WRITTEN PROBLEM
Transcribe all the records exactly and omit any images they hold.

INPUT DATA
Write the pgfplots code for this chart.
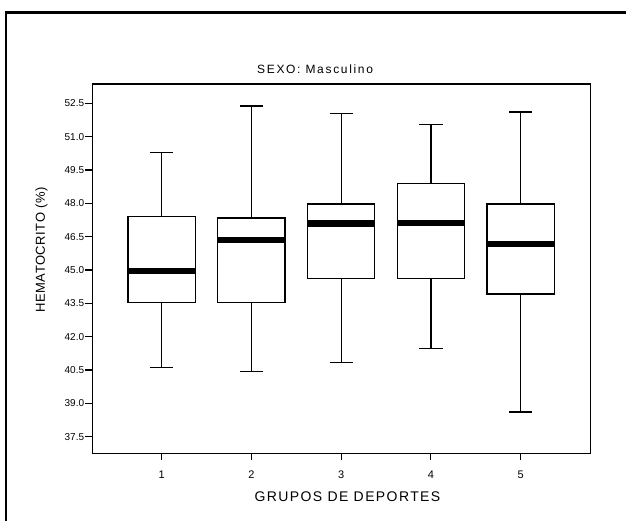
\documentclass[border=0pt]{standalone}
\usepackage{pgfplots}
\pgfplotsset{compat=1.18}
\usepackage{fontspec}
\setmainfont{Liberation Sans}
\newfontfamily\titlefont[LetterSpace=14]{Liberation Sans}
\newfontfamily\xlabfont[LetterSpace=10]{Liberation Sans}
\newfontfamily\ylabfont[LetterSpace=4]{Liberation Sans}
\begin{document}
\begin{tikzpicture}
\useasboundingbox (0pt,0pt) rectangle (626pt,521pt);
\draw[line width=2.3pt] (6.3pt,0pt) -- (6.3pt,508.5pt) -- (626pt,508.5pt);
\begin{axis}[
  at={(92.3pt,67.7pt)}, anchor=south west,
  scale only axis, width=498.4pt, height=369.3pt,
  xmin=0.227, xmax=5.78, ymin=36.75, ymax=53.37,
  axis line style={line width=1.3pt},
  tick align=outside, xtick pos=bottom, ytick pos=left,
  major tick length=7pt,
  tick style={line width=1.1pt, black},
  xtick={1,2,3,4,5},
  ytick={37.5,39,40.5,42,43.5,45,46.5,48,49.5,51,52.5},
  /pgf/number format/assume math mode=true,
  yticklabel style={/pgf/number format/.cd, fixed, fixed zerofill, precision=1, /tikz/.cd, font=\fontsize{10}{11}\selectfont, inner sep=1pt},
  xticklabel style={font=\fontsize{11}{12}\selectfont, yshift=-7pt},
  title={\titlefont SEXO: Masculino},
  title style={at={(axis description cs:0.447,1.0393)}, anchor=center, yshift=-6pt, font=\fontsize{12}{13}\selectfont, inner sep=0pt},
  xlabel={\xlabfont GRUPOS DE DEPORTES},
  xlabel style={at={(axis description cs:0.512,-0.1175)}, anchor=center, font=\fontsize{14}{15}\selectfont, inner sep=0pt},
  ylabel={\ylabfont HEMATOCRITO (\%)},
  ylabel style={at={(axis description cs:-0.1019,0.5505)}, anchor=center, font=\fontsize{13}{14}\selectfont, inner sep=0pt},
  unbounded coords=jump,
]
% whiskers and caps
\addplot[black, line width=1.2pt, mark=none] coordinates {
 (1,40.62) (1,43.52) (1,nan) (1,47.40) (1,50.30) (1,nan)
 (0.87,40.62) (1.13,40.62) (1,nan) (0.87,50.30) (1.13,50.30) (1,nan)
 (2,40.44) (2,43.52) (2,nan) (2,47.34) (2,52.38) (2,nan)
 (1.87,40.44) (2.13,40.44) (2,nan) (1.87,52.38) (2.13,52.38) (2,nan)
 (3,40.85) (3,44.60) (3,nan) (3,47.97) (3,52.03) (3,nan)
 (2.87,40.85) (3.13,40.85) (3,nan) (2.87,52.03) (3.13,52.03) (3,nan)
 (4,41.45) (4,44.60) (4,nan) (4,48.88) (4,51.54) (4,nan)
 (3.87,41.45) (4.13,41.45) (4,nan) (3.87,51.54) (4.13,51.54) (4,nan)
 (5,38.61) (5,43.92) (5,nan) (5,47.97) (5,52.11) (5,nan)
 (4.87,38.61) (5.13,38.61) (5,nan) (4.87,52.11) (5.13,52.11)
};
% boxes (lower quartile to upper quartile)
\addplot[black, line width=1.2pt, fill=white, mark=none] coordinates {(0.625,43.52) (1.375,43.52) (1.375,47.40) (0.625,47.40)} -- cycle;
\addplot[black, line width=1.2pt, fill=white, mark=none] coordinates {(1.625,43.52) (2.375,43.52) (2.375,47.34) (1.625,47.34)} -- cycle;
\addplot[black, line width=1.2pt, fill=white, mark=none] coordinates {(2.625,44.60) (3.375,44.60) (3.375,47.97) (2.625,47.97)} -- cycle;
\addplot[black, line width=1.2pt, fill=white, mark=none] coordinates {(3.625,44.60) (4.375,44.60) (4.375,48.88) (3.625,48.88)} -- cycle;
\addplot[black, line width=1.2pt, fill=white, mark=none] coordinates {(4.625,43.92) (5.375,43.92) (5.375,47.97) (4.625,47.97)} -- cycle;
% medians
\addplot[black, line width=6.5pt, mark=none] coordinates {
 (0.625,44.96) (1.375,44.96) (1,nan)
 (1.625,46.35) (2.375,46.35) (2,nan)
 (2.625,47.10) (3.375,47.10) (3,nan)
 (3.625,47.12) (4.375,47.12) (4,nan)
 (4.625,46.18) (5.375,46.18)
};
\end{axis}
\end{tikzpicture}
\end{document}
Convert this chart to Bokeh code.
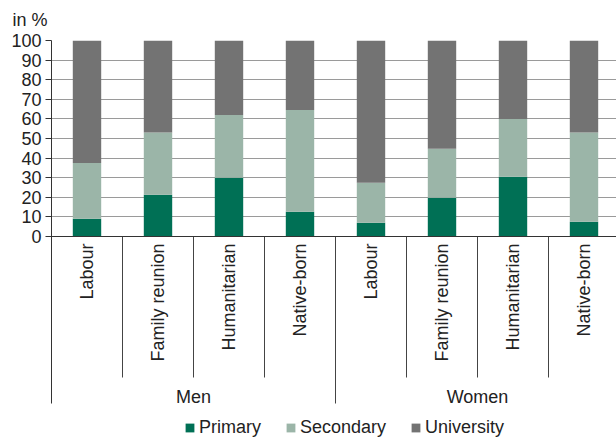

RESULT OF THE TASK
Write the pgfplots code for this chart.
\documentclass[border=0pt]{standalone}
\usepackage{pgfplots}
\pgfplotsset{compat=1.18}
\usepackage{fontspec}
\setmainfont{Liberation Sans}
\newfontfamily\titlefont[LetterSpace=14]{Liberation Sans}
\newfontfamily\xlabfont[LetterSpace=10]{Liberation Sans}
\newfontfamily\ylabfont[LetterSpace=4]{Liberation Sans}
\begin{document}
\begin{tikzpicture}
\useasboundingbox (0pt,0pt) rectangle (626pt,521pt);
\draw[line width=2.3pt] (6.3pt,0pt) -- (6.3pt,508.5pt) -- (626pt,508.5pt);
\begin{axis}[
  at={(92.3pt,67.7pt)}, anchor=south west,
  scale only axis, width=498.4pt, height=369.3pt,
  xmin=0.227, xmax=5.78, ymin=36.75, ymax=53.37,
  axis line style={line width=1.3pt},
  tick align=outside, xtick pos=bottom, ytick pos=left,
  major tick length=7pt,
  tick style={line width=1.1pt, black},
  xtick={1,2,3,4,5},
  ytick={37.5,39,40.5,42,43.5,45,46.5,48,49.5,51,52.5},
  /pgf/number format/assume math mode=true,
  yticklabel style={/pgf/number format/.cd, fixed, fixed zerofill, precision=1, /tikz/.cd, font=\fontsize{10}{11}\selectfont, inner sep=1pt},
  xticklabel style={font=\fontsize{11}{12}\selectfont, yshift=-7pt},
  title={\titlefont SEXO: Masculino},
  title style={at={(axis description cs:0.447,1.0393)}, anchor=center, yshift=-6pt, font=\fontsize{12}{13}\selectfont, inner sep=0pt},
  xlabel={\xlabfont GRUPOS DE DEPORTES},
  xlabel style={at={(axis description cs:0.512,-0.1175)}, anchor=center, font=\fontsize{14}{15}\selectfont, inner sep=0pt},
  ylabel={\ylabfont HEMATOCRITO (\%)},
  ylabel style={at={(axis description cs:-0.1019,0.5505)}, anchor=center, font=\fontsize{13}{14}\selectfont, inner sep=0pt},
  unbounded coords=jump,
]
% whiskers and caps
\addplot[black, line width=1.2pt, mark=none] coordinates {
 (1,40.62) (1,43.52) (1,nan) (1,47.40) (1,50.30) (1,nan)
 (0.87,40.62) (1.13,40.62) (1,nan) (0.87,50.30) (1.13,50.30) (1,nan)
 (2,40.44) (2,43.52) (2,nan) (2,47.34) (2,52.38) (2,nan)
 (1.87,40.44) (2.13,40.44) (2,nan) (1.87,52.38) (2.13,52.38) (2,nan)
 (3,40.85) (3,44.60) (3,nan) (3,47.97) (3,52.03) (3,nan)
 (2.87,40.85) (3.13,40.85) (3,nan) (2.87,52.03) (3.13,52.03) (3,nan)
 (4,41.45) (4,44.60) (4,nan) (4,48.88) (4,51.54) (4,nan)
 (3.87,41.45) (4.13,41.45) (4,nan) (3.87,51.54) (4.13,51.54) (4,nan)
 (5,38.61) (5,43.92) (5,nan) (5,47.97) (5,52.11) (5,nan)
 (4.87,38.61) (5.13,38.61) (5,nan) (4.87,52.11) (5.13,52.11)
};
% boxes (lower quartile to upper quartile)
\addplot[black, line width=1.2pt, fill=white, mark=none] coordinates {(0.625,43.52) (1.375,43.52) (1.375,47.40) (0.625,47.40)} -- cycle;
\addplot[black, line width=1.2pt, fill=white, mark=none] coordinates {(1.625,43.52) (2.375,43.52) (2.375,47.34) (1.625,47.34)} -- cycle;
\addplot[black, line width=1.2pt, fill=white, mark=none] coordinates {(2.625,44.60) (3.375,44.60) (3.375,47.97) (2.625,47.97)} -- cycle;
\addplot[black, line width=1.2pt, fill=white, mark=none] coordinates {(3.625,44.60) (4.375,44.60) (4.375,48.88) (3.625,48.88)} -- cycle;
\addplot[black, line width=1.2pt, fill=white, mark=none] coordinates {(4.625,43.92) (5.375,43.92) (5.375,47.97) (4.625,47.97)} -- cycle;
% medians
\addplot[black, line width=6.5pt, mark=none] coordinates {
 (0.625,44.96) (1.375,44.96) (1,nan)
 (1.625,46.35) (2.375,46.35) (2,nan)
 (2.625,47.10) (3.375,47.10) (3,nan)
 (3.625,47.12) (4.375,47.12) (4,nan)
 (4.625,46.18) (5.375,46.18)
};
\end{axis}
\end{tikzpicture}
\end{document}
Convert this chart to Bokeh code.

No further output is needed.